Lorsque surviendra la crue centennale de la Seine, l'État devra exercer sa garantie au bénéfice de la CCR mais, dans une telle situation, avec ou sans système, il interviendrait de toute façon. Une crue centennale de la Seine représente entre 1 à 1,5 point de PIB, entre 20 et 30 milliards d'euros ; il est impossible que l'État n'intervienne pas et laisse les citoyens se débrouiller.
Ce dispositif fonctionne donc bien, il permet aux assurés de s'assurer contre les tempêtes, les inondations ou autres à un tarif raisonnable, vingt ou vingt-cinq euros, éventuellement trente euros pour un logement de grande valeur.
Il y a sans doute, dans la pratique, des frustrations liées aux délais d'indemnisation. Pourtant, le délai d'examen des dossiers est en moyenne de douze jours, c'est très efficace. Le délai de vingt-neuf jours entre l'avis de catastrophe naturelle de la commission interministérielle et sa publication au Journal officiel est en revanche un peu long. C'est la somme de ces deux délais qui est importante.
Les assureurs indemnisent rapidement, il n'y a pas de difficulté à cet égard - je me permets de le dire, la CCR étant indépendante. Quand il y a des difficultés sur les délais d'indemnisation, cela concerne rarement les avances de frais et les indemnisations préalables ; simplement, il faut que les travaux soient achevés et facturés pour être remboursés ; on ne rembourse pas sur une estimation du coût des travaux. Aussi, il peut effectivement y avoir, au cas par cas, des difficultés tenant à l'engorgement des artisans faisant les travaux de réparation. Cela a été le cas à Saint-Martin et, dans une moindre mesure, à Saint-Barthélemy, mais la situation insulaire de ces territoires a renforcé les difficultés.

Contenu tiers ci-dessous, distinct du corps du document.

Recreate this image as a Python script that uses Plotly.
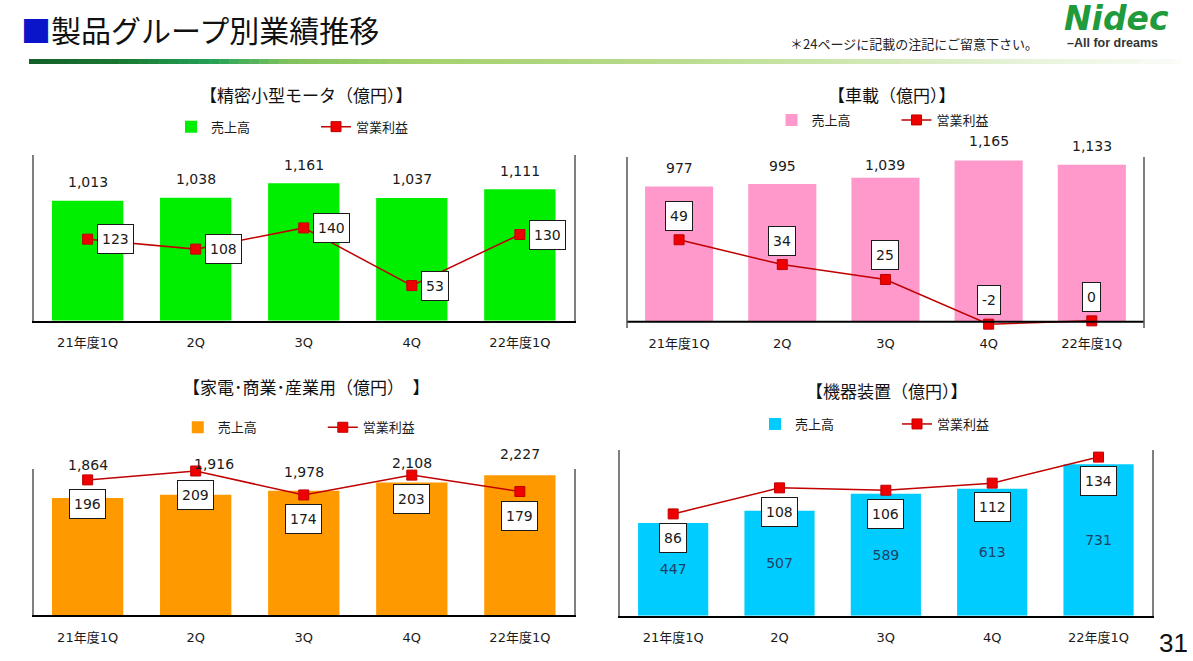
import plotly.graph_objects as go

W, H = 1193, 661

# ---------------- data ----------------
CATEGORIES = ["21年度1Q", "2Q", "3Q", "4Q", "22年度1Q"]

MOTOR_SALES = [1013, 1038, 1161, 1037, 1111]
MOTOR_PROFIT = [123, 108, 140, 53, 130]

AUTO_SALES = [977, 995, 1039, 1165, 1133]
AUTO_PROFIT = [49, 34, 25, -2, 0]

APPL_SALES = [1864, 1916, 1978, 2108, 2227]
APPL_PROFIT = [196, 209, 174, 203, 179]

MACH_SALES = [447, 507, 589, 613, 731]
MACH_PROFIT = [86, 108, 106, 112, 134]

CHART_TITLES = ["【精密小型モータ（億円）】", "【車載（億円）】",
                "【家電･商業･産業用（億円）　】", "【機器装置（億円）】"]
SALES_NAME = "売上高"
PROFIT_NAME = "営業利益"

PAGE_TITLE = "製品グループ別業績推移"
PAGE_NOTE = "＊24ページに記載の注記にご留意下さい。"
PAGE_NUMBER = "31"

# ---------------- style ----------------
NUM_FONT = "DejaVu Sans, Noto Sans CJK JP"
JP_FONT = "Noto Sans CJK JP, DejaVu Sans"
LINE_COLOR = "#c00000"
MARKER_COLOR = "#ee0000"


def px_x(p):
    return p / W


def px_y(p):
    return 1 - p / H


CHARTS = [
    dict(sales=MOTOR_SALES, profit=MOTOR_PROFIT, color="#00ee00",
         xpx=(33.6, 573.9), ypx=(155, 320.7), prim=[0, 1400], sec=[0, 250],
         title_xy=(306, 95), leg_x=171, leg_y=126.7, leg_w=100,
         bar_dy=[18.5] * 5, bar_dx=[0] * 5, line_lab="right", standoff=9),
    dict(sales=AUTO_SALES, profit=AUTO_PROFIT, color="#ff99cc",
         xpx=(627.5, 1143.4), ypx=(156.7, 328.3), prim=[-48, 1192], sec=[-4.5, 99.2],
         title_xy=(892, 94), leg_x=771.5, leg_y=120, leg_w=80,
         bar_dy=[18.4, 18, 12.7, 19.3, 19.3], bar_dx=[0] * 5, line_lab="above",
         standoff=6),
    dict(sales=APPL_SALES, profit=APPL_PROFIT, color="#ff9900",
         xpx=(33.6, 573.9), ypx=(469.3, 615), prim=[0, 2320], sec=[-1.5, 211.5],
         title_xy=(306, 386.7), leg_x=177.8, leg_y=427.3, leg_w=100,
         bar_dy=[33.4, 30.4, 19, 20, 21.6], bar_dx=[0, 18.5, 0, 0, 0],
         line_lab="below", standoff=9),
    dict(sales=MACH_SALES, profit=MACH_PROFIT, color="#00ccff",
         xpx=(620, 1151.7), ypx=(450, 615.7), prim=[0, 800], sec=[0, 140],
         title_xy=(887, 390), leg_x=755, leg_y=424, leg_w=97,
         bar_dy=None, bar_dx=None, line_lab="below", standoff=9),
]

fig = go.Figure()
annotations = []
shapes = []
layout = dict(
    width=W, height=H, autosize=False,
    margin=dict(l=0, r=0, t=0, b=0),
    paper_bgcolor="white", plot_bgcolor="white",
    bargap=0.34, showlegend=True,
    font=dict(family=NUM_FONT, color="#1a1a1a"),
)

for i, c in enumerate(CHARTS):
    k = i + 1
    xa = "x" if k == 1 else f"x{k}"
    yp_n = 2 * k - 1
    ys_n = 2 * k
    yp = "y" if yp_n == 1 else f"y{yp_n}"
    ys = f"y{ys_n}"
    leg = "legend" if k == 1 else f"legend{k}"

    bar_kwargs = {}
    if c["bar_dy"] is None:
        bar_kwargs = dict(
            text=[f"{v:,}" for v in c["sales"]], textposition="inside",
            insidetextanchor="middle", textangle=0, constraintext="none",
            textfont=dict(family=NUM_FONT, size=14, color="#1f3f66"),
        )
    fig.add_trace(go.Bar(
        x=CATEGORIES, y=c["sales"], name=SALES_NAME, xaxis=xa, yaxis=yp,
        marker=dict(color=c["color"], line=dict(width=0)), legend=leg,
        hoverinfo="skip", **bar_kwargs))
    fig.add_trace(go.Scatter(
        x=CATEGORIES, y=c["profit"], name=PROFIT_NAME, xaxis=xa, yaxis=ys,
        mode="lines+markers", line=dict(color=LINE_COLOR, width=1.5),
        marker=dict(symbol="square", size=10, color=MARKER_COLOR,
                    line=dict(color=LINE_COLOR, width=1)),
        cliponaxis=False, legend=leg, hoverinfo="skip"))

    xdom = [px_x(c["xpx"][0]), px_x(c["xpx"][1])]
    ydom = [px_y(c["ypx"][1]), px_y(c["ypx"][0])]
    xkey = "xaxis" if k == 1 else f"xaxis{k}"
    layout[xkey] = dict(
        domain=xdom, anchor=yp, type="category", showgrid=False, zeroline=False,
        showline=(k != 2), linecolor="black", linewidth=2, ticks="",
        ticklabelstandoff=c["standoff"],
        tickfont=dict(family=NUM_FONT, size=13, color="#1a1a1a"), fixedrange=True)
    ypkey = "yaxis" if yp_n == 1 else f"yaxis{yp_n}"
    layout[ypkey] = dict(
        domain=ydom, anchor=xa, range=c["prim"], showgrid=False, zeroline=False,
        showline=True, linecolor="#7f7f7f", linewidth=1.5, ticks="",
        showticklabels=False, fixedrange=True)
    layout[f"yaxis{ys_n}"] = dict(
        overlaying=yp, anchor=xa, side="right", range=c["sec"], showgrid=False,
        zeroline=False, showline=True, linecolor="#7f7f7f", linewidth=1.5,
        ticks="", showticklabels=False, fixedrange=True)

    if k == 2:
        shapes.append(dict(type="line", xref=f"{xa} domain", x0=0, x1=1,
                           yref=yp, y0=0, y1=0, layer="above",
                           line=dict(color="black", width=2)))

    layout[leg] = dict(
        orientation="h", x=px_x(c["leg_x"]), xanchor="left",
        y=px_y(c["leg_y"]), yanchor="middle", entrywidth=c["leg_w"],
        entrywidthmode="pixels", bgcolor="rgba(0,0,0,0)", borderwidth=0,
        font=dict(family=JP_FONT, size=13, color="#1a1a1a"),
        traceorder="normal", itemclick=False, itemdoubleclick=False)

    # chart title
    annotations.append(dict(
        text=CHART_TITLES[i], xref="paper", yref="paper",
        x=px_x(c["title_xy"][0]), y=px_y(c["title_xy"][1]),
        xanchor="center", yanchor="middle", showarrow=False,
        font=dict(family=JP_FONT, size=17, color="#111111")))

    # sales labels above bars
    if c["bar_dy"] is not None:
        for j, (cat, v) in enumerate(zip(CATEGORIES, c["sales"])):
            annotations.append(dict(
                text=f"{v:,}", x=cat, y=v, xref=xa, yref=yp,
                xanchor="center", yanchor="middle", showarrow=False,
                yshift=c["bar_dy"][j], xshift=c["bar_dx"][j],
                font=dict(family=NUM_FONT, size=14, color="#1a1a1a")))

    # profit labels in boxes
    for cat, v in zip(CATEGORIES, c["profit"]):
        a = dict(text=str(v), x=cat, y=v, xref=xa, yref=ys, showarrow=False,
                 bgcolor="white", bordercolor="#1a1a1a", borderwidth=1,
                 borderpad=4, height=20,
                 font=dict(family=NUM_FONT, size=14, color="#1a1a1a"))
        if c["line_lab"] == "right":
            a.update(xanchor="left", yanchor="middle", xshift=9.5)
        elif c["line_lab"] == "above":
            a.update(xanchor="center", yanchor="bottom", yshift=9)
        else:
            a.update(xanchor="center", yanchor="top", yshift=-9)
        annotations.append(a)

# ---------------- page header / footer ----------------
annotations.append(dict(
    text=f'<span style="color:#0a14c8">■</span>{PAGE_TITLE}',
    xref="paper", yref="paper", x=px_x(19), y=px_y(29), xanchor="left",
    yanchor="middle", showarrow=False,
    font=dict(family=JP_FONT, size=30, color="#111111")))
annotations.append(dict(
    text=PAGE_NOTE, xref="paper", yref="paper", x=px_x(1040), y=px_y(44),
    xanchor="right", yanchor="middle", showarrow=False,
    font=dict(family=JP_FONT, size=13, color="#222222")))
annotations.append(dict(
    text="<b><i>Nidec</i></b>", xref="paper", yref="paper", x=px_x(1116),
    y=px_y(18), xanchor="center", yanchor="middle", showarrow=False,
    font=dict(family="DejaVu Sans", size=33, color="#1f9a3c")))
annotations.append(dict(
    text="<b>–All for dreams</b>", xref="paper", yref="paper", x=px_x(1112),
    y=px_y(43), xanchor="center", yanchor="middle", showarrow=False,
    font=dict(family="Liberation Sans", size=12.5, color="#333333")))
annotations.append(dict(
    text=PAGE_NUMBER, xref="paper", yref="paper", x=px_x(1173), y=px_y(643),
    xanchor="center", yanchor="middle", showarrow=False,
    font=dict(family="Liberation Sans Narrow, Liberation Sans", size=26,
              color="#111111")))

# gradient rule under the header (decoration)
STOPS = [(29, (20, 95, 40)), (120, (25, 120, 50)), (210, (35, 160, 85)),
         (290, (130, 195, 95)), (420, (165, 210, 110)), (600, (178, 216, 132)),
         (800, (200, 228, 165)), (1000, (228, 241, 212)), (1180, (250, 252, 248))]


def grad_color(p):
    for (p0, c0), (p1, c1) in zip(STOPS[:-1], STOPS[1:]):
        if p0 <= p <= p1:
            t = (p - p0) / (p1 - p0)
            return "rgb(%d,%d,%d)" % tuple(round(a + (b - a) * t) for a, b in zip(c0, c1))
    return "rgb(%d,%d,%d)" % STOPS[-1][1]


N_SEG = 115
x_start, x_end = 29, 1180
seg = (x_end - x_start) / N_SEG
for s in range(N_SEG):
    a0 = x_start + s * seg
    shapes.append(dict(type="rect", xref="paper", yref="paper",
                       x0=px_x(a0), x1=px_x(a0 + seg + 0.6),
                       y0=px_y(64), y1=px_y(59), line=dict(width=0),
                       fillcolor=grad_color(a0 + seg / 2), layer="below"))

layout["annotations"] = annotations
layout["shapes"] = shapes
fig.update_layout(**layout)

fig.write_html(
    "out.html", include_plotlyjs=True, config={"displayModeBar": False},
    post_script="document.body.style.margin='0';document.body.style.overflow='hidden';")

Une deuxième difficulté fréquente concerne les franchises. Il y a des franchises individuelles d'un montant assez faible, mais qui peuvent être modulées par un coefficient multiplicateur si l'on est dans un territoire plusieurs fois sinistré et qu'il n'y a pas eu de mesure préventive d'une fois sur l'autre. Cela dit, cette clause est très rarement appliquée.